Output the full listing below exactly, without the pictures.

Supplied information:
===============

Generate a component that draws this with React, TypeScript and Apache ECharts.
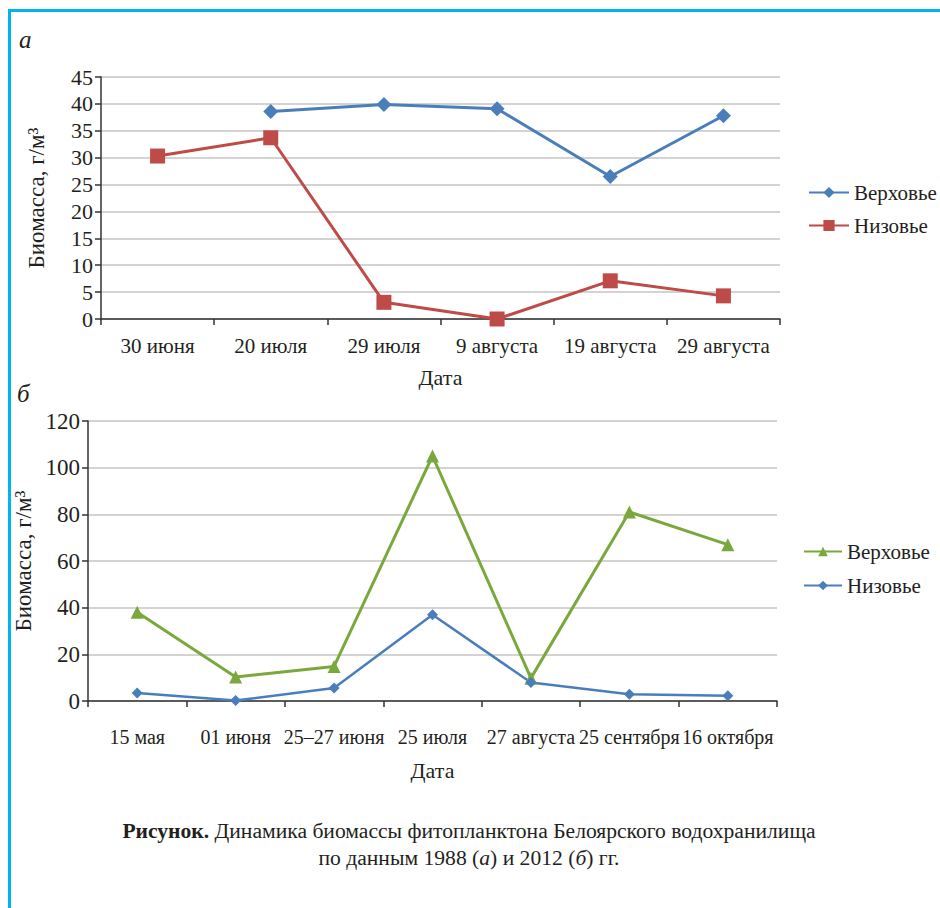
import React, { useEffect, useRef } from "react";
import * as echarts from "echarts";

const catsA = ["30 июня", "20 июля", "29 июля", "9 августа", "19 августа", "29 августа"];
const upperA = [null, 38.6, 39.9, 39.1, 26.5, 37.8];
const lowerA = [30.3, 33.7, 3.1, 0, 7.1, 4.3];

const catsB = ["15 мая", "01 июня", "25–27 июня", "25 июля", "27 августа", "25 сентября", "16 октября"];
const upperB = [38, 10.3, 14.8, 105, 9.8, 81, 67];
const lowerB = [3.4, 0.2, 5.6, 37, 7.9, 2.9, 2.2];

const FONT = "Liberation Serif";
const TXT = "#231f20";
const BLUE = "#4a7ebb";
const RED = "#be4b48";
const GREEN = "#7aa83c";

export default function App() {
  const ref = useRef<HTMLDivElement>(null);
  useEffect(() => {
    const chart = echarts.init(ref.current!, null, { renderer: "svg" });
    const axisCommon = {
      axisLine: { show: true, lineStyle: { color: "#333", width: 1.5 } },
      axisTick: { show: true, length: 6, lineStyle: { color: "#333", width: 1.5 } },
      splitLine: { show: false },
    };
    const yCommon = {
      ...axisCommon,
      type: "value",
      nameLocation: "middle",
      nameRotate: 90,
      nameTextStyle: { fontFamily: FONT, fontSize: 23, color: TXT },
      axisLabel: { fontFamily: FONT, fontSize: 22, color: TXT, margin: 8 },
      splitLine: { show: true, lineStyle: { color: "#c4c4c4", width: 1.5 } },
    };
    chart.setOption({
      animation: false,
      backgroundColor: "#fff",
      textStyle: { fontFamily: FONT },
      grid: [
        { left: 101, right: 160, top: 77, height: 242 },
        { left: 88, right: 163, top: 421, height: 280 },
      ],
      xAxis: [
        {
          ...axisCommon,
          type: "category",
          gridIndex: 0,
          data: catsA,
          name: "Дата",
          nameLocation: "middle",
          nameGap: 47,
          nameTextStyle: { fontFamily: FONT, fontSize: 22, color: TXT },
          axisLabel: { fontFamily: FONT, fontSize: 21, color: TXT, margin: 16, interval: 0 },
        },
        {
          ...axisCommon,
          type: "category",
          gridIndex: 1,
          data: catsB,
          name: "Дата",
          nameLocation: "middle",
          nameGap: 58,
          nameTextStyle: { fontFamily: FONT, fontSize: 22, color: TXT },
          axisLabel: { fontFamily: FONT, fontSize: 20, color: TXT, margin: 26, interval: 0 },
        },
      ],
      yAxis: [
        { ...yCommon, gridIndex: 0, min: 0, max: 45, interval: 5, name: "Биомасса, г/м³", nameGap: 53 },
        {
          ...yCommon,
          gridIndex: 1,
          min: 0,
          max: 120,
          interval: 20,
          name: "Биомасса, г/м³",
          nameGap: 40,
          axisLabel: { fontFamily: FONT, fontSize: 23, color: TXT, margin: 8 },
        },
      ],
      legend: [
        {
          data: ["Верховье", "Низовье"].map((n) => ({ name: n })),
          orient: "vertical",
          left: 803,
          top: 177,
          itemWidth: 40,
          itemHeight: 14,
          itemGap: 12,
          textStyle: { fontFamily: FONT, fontSize: 21, color: TXT },
        },
        {
          data: ["Верховье ", "Низовье "].map((n) => ({ name: n })),
          orient: "vertical",
          left: 798,
          top: 536,
          itemWidth: 38,
          itemHeight: 12,
          itemGap: 13,
          textStyle: { fontFamily: FONT, fontSize: 21, color: TXT },
        },
      ],
      series: [
        {
          name: "Верховье",
          type: "line",
          xAxisIndex: 0,
          yAxisIndex: 0,
          data: upperA,
          symbol: "diamond",
          symbolSize: 15,
          lineStyle: { color: BLUE, width: 3 },
          itemStyle: { color: BLUE },
        },
        {
          name: "Низовье",
          type: "line",
          xAxisIndex: 0,
          yAxisIndex: 0,
          data: lowerA,
          symbol: "rect",
          symbolSize: 15,
          lineStyle: { color: RED, width: 3 },
          itemStyle: { color: RED },
        },
        {
          name: "Верховье ",
          type: "line",
          xAxisIndex: 1,
          yAxisIndex: 1,
          data: upperB,
          symbol: "triangle",
          symbolSize: 13,
          lineStyle: { color: GREEN, width: 3 },
          itemStyle: { color: GREEN },
        },
        {
          name: "Низовье ",
          type: "line",
          xAxisIndex: 1,
          yAxisIndex: 1,
          data: lowerB,
          symbol: "diamond",
          symbolSize: 11,
          lineStyle: { color: BLUE, width: 2.5 },
          itemStyle: { color: BLUE },
        },
      ],
      graphic: [
        { type: "rect", shape: { x: 8, y: 9, width: 932, height: 3 }, style: { fill: "#00b4ef" } },
        { type: "rect", shape: { x: 8, y: 9, width: 3, height: 899 }, style: { fill: "#00b4ef" } },
        {
          type: "text",
          x: 19,
          y: 27,
          style: { text: "а", fontFamily: FONT, fontStyle: "italic", fontSize: 25, fill: TXT },
        },
        {
          type: "text",
          x: 17,
          y: 381,
          style: { text: "б", fontFamily: FONT, fontStyle: "italic", fontSize: 25, fill: TXT },
        },
        {
          type: "text",
          x: 469,
          y: 844,
          style: {
            text: "{b|Рисунок.} Динамика биомассы фитопланктона Белоярского водохранилища\nпо данным 1988 ({i|а}) и 2012 ({i|б}) гг.",
            align: "center",
            verticalAlign: "middle",
            fontFamily: FONT,
            fontSize: 21.6,
            lineHeight: 27,
            fill: TXT,
            rich: {
              b: { fontFamily: FONT, fontSize: 21.6, fontWeight: "bold", fill: TXT, lineHeight: 27 },
              i: { fontFamily: FONT, fontSize: 21.6, fontStyle: "italic", fill: TXT, lineHeight: 27 },
            },
          },
        },
      ],
    });
    return () => chart.dispose();
  }, []);
  return <div ref={ref} style={{ position: "absolute", left: 0, top: 0, width: 940, height: 908 }} />;
}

===============

Solution to the problem:
Generate a component that draws this with React, TypeScript and Apache ECharts.
import React, { useEffect, useRef } from "react";
import * as echarts from "echarts";

const catsA = ["30 июня", "20 июля", "29 июля", "9 августа", "19 августа", "29 августа"];
const upperA = [null, 38.6, 39.9, 39.1, 26.5, 37.8];
const lowerA = [30.3, 33.7, 3.1, 0, 7.1, 4.3];

const catsB = ["15 мая", "01 июня", "25–27 июня", "25 июля", "27 августа", "25 сентября", "16 октября"];
const upperB = [38, 10.3, 14.8, 105, 9.8, 81, 67];
const lowerB = [3.4, 0.2, 5.6, 37, 7.9, 2.9, 2.2];

const FONT = "Liberation Serif";
const TXT = "#231f20";
const BLUE = "#4a7ebb";
const RED = "#be4b48";
const GREEN = "#7aa83c";

export default function App() {
  const ref = useRef<HTMLDivElement>(null);
  useEffect(() => {
    const chart = echarts.init(ref.current!, null, { renderer: "svg" });
    const axisCommon = {
      axisLine: { show: true, lineStyle: { color: "#333", width: 1.5 } },
      axisTick: { show: true, length: 6, lineStyle: { color: "#333", width: 1.5 } },
      splitLine: { show: false },
    };
    const yCommon = {
      ...axisCommon,
      type: "value",
      nameLocation: "middle",
      nameRotate: 90,
      nameTextStyle: { fontFamily: FONT, fontSize: 23, color: TXT },
      axisLabel: { fontFamily: FONT, fontSize: 22, color: TXT, margin: 8 },
      splitLine: { show: true, lineStyle: { color: "#c4c4c4", width: 1.5 } },
    };
    chart.setOption({
      animation: false,
      backgroundColor: "#fff",
      textStyle: { fontFamily: FONT },
      grid: [
        { left: 101, right: 160, top: 77, height: 242 },
        { left: 88, right: 163, top: 421, height: 280 },
      ],
      xAxis: [
        {
          ...axisCommon,
          type: "category",
          gridIndex: 0,
          data: catsA,
          name: "Дата",
          nameLocation: "middle",
          nameGap: 47,
          nameTextStyle: { fontFamily: FONT, fontSize: 22, color: TXT },
          axisLabel: { fontFamily: FONT, fontSize: 21, color: TXT, margin: 16, interval: 0 },
        },
        {
          ...axisCommon,
          type: "category",
          gridIndex: 1,
          data: catsB,
          name: "Дата",
          nameLocation: "middle",
          nameGap: 58,
          nameTextStyle: { fontFamily: FONT, fontSize: 22, color: TXT },
          axisLabel: { fontFamily: FONT, fontSize: 20, color: TXT, margin: 26, interval: 0 },
        },
      ],
      yAxis: [
        { ...yCommon, gridIndex: 0, min: 0, max: 45, interval: 5, name: "Биомасса, г/м³", nameGap: 53 },
        {
          ...yCommon,
          gridIndex: 1,
          min: 0,
          max: 120,
          interval: 20,
          name: "Биомасса, г/м³",
          nameGap: 40,
          axisLabel: { fontFamily: FONT, fontSize: 23, color: TXT, margin: 8 },
        },
      ],
      legend: [
        {
          data: ["Верховье", "Низовье"].map((n) => ({ name: n })),
          orient: "vertical",
          left: 803,
          top: 177,
          itemWidth: 40,
          itemHeight: 14,
          itemGap: 12,
          textStyle: { fontFamily: FONT, fontSize: 21, color: TXT },
        },
        {
          data: ["Верховье ", "Низовье "].map((n) => ({ name: n })),
          orient: "vertical",
          left: 798,
          top: 536,
          itemWidth: 38,
          itemHeight: 12,
          itemGap: 13,
          textStyle: { fontFamily: FONT, fontSize: 21, color: TXT },
        },
      ],
      series: [
        {
          name: "Верховье",
          type: "line",
          xAxisIndex: 0,
          yAxisIndex: 0,
          data: upperA,
          symbol: "diamond",
          symbolSize: 15,
          lineStyle: { color: BLUE, width: 3 },
          itemStyle: { color: BLUE },
        },
        {
          name: "Низовье",
          type: "line",
          xAxisIndex: 0,
          yAxisIndex: 0,
          data: lowerA,
          symbol: "rect",
          symbolSize: 15,
          lineStyle: { color: RED, width: 3 },
          itemStyle: { color: RED },
        },
        {
          name: "Верховье ",
          type: "line",
          xAxisIndex: 1,
          yAxisIndex: 1,
          data: upperB,
          symbol: "triangle",
          symbolSize: 13,
          lineStyle: { color: GREEN, width: 3 },
          itemStyle: { color: GREEN },
        },
        {
          name: "Низовье ",
          type: "line",
          xAxisIndex: 1,
          yAxisIndex: 1,
          data: lowerB,
          symbol: "diamond",
          symbolSize: 11,
          lineStyle: { color: BLUE, width: 2.5 },
          itemStyle: { color: BLUE },
        },
      ],
      graphic: [
        { type: "rect", shape: { x: 8, y: 9, width: 932, height: 3 }, style: { fill: "#00b4ef" } },
        { type: "rect", shape: { x: 8, y: 9, width: 3, height: 899 }, style: { fill: "#00b4ef" } },
        {
          type: "text",
          x: 19,
          y: 27,
          style: { text: "а", fontFamily: FONT, fontStyle: "italic", fontSize: 25, fill: TXT },
        },
        {
          type: "text",
          x: 17,
          y: 381,
          style: { text: "б", fontFamily: FONT, fontStyle: "italic", fontSize: 25, fill: TXT },
        },
        {
          type: "text",
          x: 469,
          y: 844,
          style: {
            text: "{b|Рисунок.} Динамика биомассы фитопланктона Белоярского водохранилища\nпо данным 1988 ({i|а}) и 2012 ({i|б}) гг.",
            align: "center",
            verticalAlign: "middle",
            fontFamily: FONT,
            fontSize: 21.6,
            lineHeight: 27,
            fill: TXT,
            rich: {
              b: { fontFamily: FONT, fontSize: 21.6, fontWeight: "bold", fill: TXT, lineHeight: 27 },
              i: { fontFamily: FONT, fontSize: 21.6, fontStyle: "italic", fill: TXT, lineHeight: 27 },
            },
          },
        },
      ],
    });
    return () => chart.dispose();
  }, []);
  return <div ref={ref} style={{ position: "absolute", left: 0, top: 0, width: 940, height: 908 }} />;
}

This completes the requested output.